En pratique, il est courant d’échanger des fichiers encodés dans d’autres formats, comme ceux des suites bureautiques : ces « standards » évoluent pourtant régulièrement, sont souvent interprétés différemment en fonction des logiciels, voire des différentes versions du même logiciel.

Pourtant le texte est le format le plus léger pour le transfert de données. C’est également le format le plus ancien, qui est le moins spécifique à l’informatique. Le texte est stable et durable, il n’est soumis à aucune évolution. Il en est par là d’autant plus puissant, plus utile et plus efficace en tant que moyen de communication.

Le texte permet d’écrire des pense-bêtes, des prières, des rêves, des lettres officielles, des notes de service, des manuels d’utilisation, des romans, de la poésie. Il permet de véhiculer des idées en jonglant entre précision et ambiguité, d’élaborer un contenu complexe.

On dit bien qu’une image vaut mille mots, mais c’est aussi vrai d’une métaphore. Une image ne parvient pas non plus à communiquer avec la précision du texte si elle n’est pas elle-même accompagnée de texte.

Les opérateurs Morse ne travaillaient que sur la transmission de texte et non d’image ou de voix, parce que c’est bien le texte qui conserve un rapport incomparable de quantité d’information transmise par rapport au volume d’information transmise.

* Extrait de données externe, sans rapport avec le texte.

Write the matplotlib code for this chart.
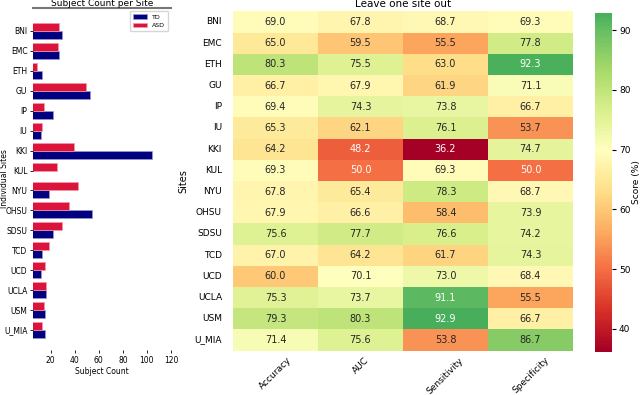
import numpy as np
import matplotlib
matplotlib.use("Agg")
import matplotlib.pyplot as plt
import seaborn as sns

# Sitios y conteos de sujetos
sitios = ["BNI", "EMC", "ETH", "GU", "IP", "IU", "KKI", "KUL", "NYU",
          "OHSU", "SDSU", "TCD", "UCD", "UCLA", "USM", "U_MIA"]
conteo_td = [29, 26.7, 12.8, 52.8, 22, 11.7, 104.4, 0, 18.8,
             54.5, 22, 12.8, 11.7, 15.8, 15.2, 15.2]
conteo_asd = [26.7, 26, 8.9, 49, 14.4, 12.8, 39, 25, 42.4,
              35, 29, 18.3, 15.2, 15.8, 14.1, 12.8]

# Metricas leave-one-site-out
metricas = ["Accuracy", "AUC", "Sensitivity", "Specificity"]
accuracy = [69.0, 65.0, 80.3, 66.7, 69.4, 65.3, 64.2, 69.3, 67.8,
            67.9, 75.6, 67.0, 60.0, 75.3, 79.3, 71.4]
auc = [67.8, 59.5, 75.5, 67.9, 74.3, 62.1, 48.2, 50.0, 65.4,
       66.6, 77.7, 64.2, 70.1, 73.7, 80.3, 75.6]
sensitivity = [68.7, 55.5, 63.0, 61.9, 73.8, 76.1, 36.2, 69.3, 78.3,
               58.4, 76.6, 61.7, 73.0, 91.1, 92.9, 53.8]
specificity = [69.3, 77.8, 92.3, 71.1, 66.7, 53.7, 74.7, 50.0, 68.7,
               73.9, 74.2, 74.3, 68.4, 55.5, 66.7, 86.7]

W, H = 640, 395
fig = plt.figure(figsize=(6.4, 3.95), dpi=100)

def caja(x0, y0, x1, y1):
    return [x0 / W, 1 - y1 / H, (x1 - x0) / W, (y1 - y0) / H]

# Grafico de barras por sitio
ax1 = fig.add_axes(caja(33, 8, 171, 350))
y = np.arange(len(sitios))
ax1.barh(y + 0.2, conteo_td, height=0.4, color="navy", edgecolor="#9999cc",
         linewidth=0.5, label="TD")
ax1.barh(y - 0.2, conteo_asd, height=0.4, color="crimson", edgecolor="#f099aa",
         linewidth=0.5, label="ASD")
ax1.set_yticks(y)
ax1.set_yticklabels(sitios, fontsize=5.5)
ax1.set_ylim(16.0, -1.15)
ax1.set_xlim(5.3, 119.5)
ax1.set_xticks([20, 40, 60, 80, 100, 120])
ax1.tick_params(axis="x", labelsize=5.5, length=2, width=0.6, direction="out", pad=2)
ax1.tick_params(axis="y", length=2, width=0.6, pad=2)
for lado in ["left", "right", "bottom"]:
    ax1.spines[lado].set_visible(False)
ax1.spines["top"].set_color("#777777")
ax1.spines["top"].set_linewidth(1.5)
ax1.set_title("Subject Count per Site", fontsize=6.5, pad=0.5)
ax1.set_xlabel("Subject Count", fontsize=5.5, labelpad=2)
ax1.set_ylabel("Individual Sites", fontsize=5.5)
ax1.yaxis.set_label_coords(-0.175, 0.5)
ax1.legend(loc="upper right", fontsize=4.5, handlelength=2.2, borderpad=0.5,
           framealpha=0.8, fancybox=True)

# Mapa de calor
datos = np.array([accuracy, auc, sensitivity, specificity]).T
ax2 = fig.add_axes(caja(233, 11.4, 573, 350.6))
cax = fig.add_axes(caja(595, 12.7, 612, 351.7))
sns.heatmap(datos, ax=ax2, cbar_ax=cax, cmap="RdYlGn", center=70, annot=True,
            fmt=".1f", annot_kws={"fontsize": 7}, xticklabels=metricas,
            yticklabels=sitios)
ax2.set_title("Leave one site out", fontsize=7.5, pad=3)
ax2.set_ylabel("Sites", fontsize=7)
ax2.tick_params(axis="y", labelsize=6.5, rotation=0, length=0, pad=8)
ax2.tick_params(axis="x", labelsize=6.5, length=0)
plt.setp(ax2.get_xticklabels(), rotation=45, ha="center")
cax.tick_params(labelsize=6.5, length=3, pad=2)
cax.set_ylabel("Score (%)", fontsize=6.5, labelpad=1)

fig.savefig("out.png", dpi=100)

Et si la composition, la mise en page, la typographie d’un texte sont des disciplines, voire un art, d’une importance capitale quand on travaille à la présentation d’un texte sur un support tangible (que ce soit un livre, un écran, une liseuse électronique, etc.), l’élément séminal, le facteur commun entre tous les acteurs de la production de l’œuvre reste le texte.

Le texte peut-être indexé, recherché efficacement ; même à la main. On peut le traduire. On peut le comparer, le traiter, le corriger, le résumer ; même à la main. On peut l’éditer à plusieurs, l’annoter, le citer, le compléter, le réviser, le poursuivre, et même y répondre.

La littérature, la poésie, l’histoire, les mathématiques, les sciences, la philosophie, la logique, la programmation, l’ingénierie, l’enseignement reposent tous sur le texte pour transmettre leurs idées. Aujourd’hui encore, le texte reste au centre des éléments les plus efficaces d’Internet: Twitter et ses messages en 144 caractères en est le meilleur exemple.

Tout le monde peut écrire du texte, sur un ordinateur, sur une feuille volante, sur un ticket de métro, sur une serviette, sur sa main. Aucun format n’égale le texte quant à la diversité des supports utilisés, des manières de travailler, de communiquer, de réfléchir, seul ou de manière collaborative.

La portée du texte est asynchrone : on peut le lire, le relire, sauter des lignes, des pages, revenir en arrière bien plus facilement qu’avec tout autre vecteur d’information.

Si, pour porter un message, le texte est une alternative acceptable, c’est probablement la meilleure.